Purposeful attacks, however disastrous, are not present in the database. For example, in the category of technological disasters that occurred in the United States in 2001, the crash of American Airlines Flight 587 was included, but the September 11 attacks are not. In war-torn nations like Syria, only one storm and 3 technological events are listed between 2010 and 2015 for a total of 91 deaths, while publications like The New York Times put the death toll in Syria at 200,000 deaths due to violence since the war started in 2010.

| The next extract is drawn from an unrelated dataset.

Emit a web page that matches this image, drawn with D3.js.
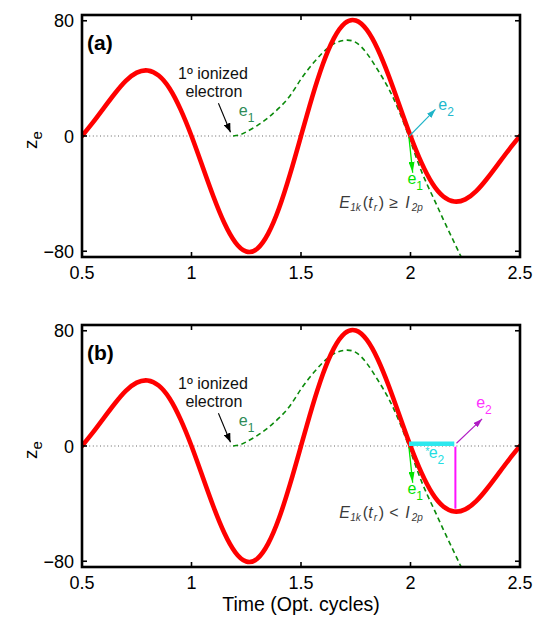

With that caveat firmly in place, the number of deaths due to weather is troubling, and different parts of the world are getting hit with different types of weather troubles. The most common weather disaster is flooding, making up nearly half of the total events. But floods, while devastating, aren’t nearly as deadly as storms, which were responsible for the deaths of 242,000 people, primarily in poorer countries. 138,000 of those deaths were attributable to a single cyclone that struck Myanmar in 2008. Heatwaves, on the other hand primarily affected wealthy countries, killing 148,000 people in 20 years, mostly in Europe, a continent not used to extreme heat.
Experts worry that events like this will continue to increase as climate change continues. Higher temperatures caused by global warming can change weather patterns and raise sea levels, putting an even greater proportion of the world’s population at risk.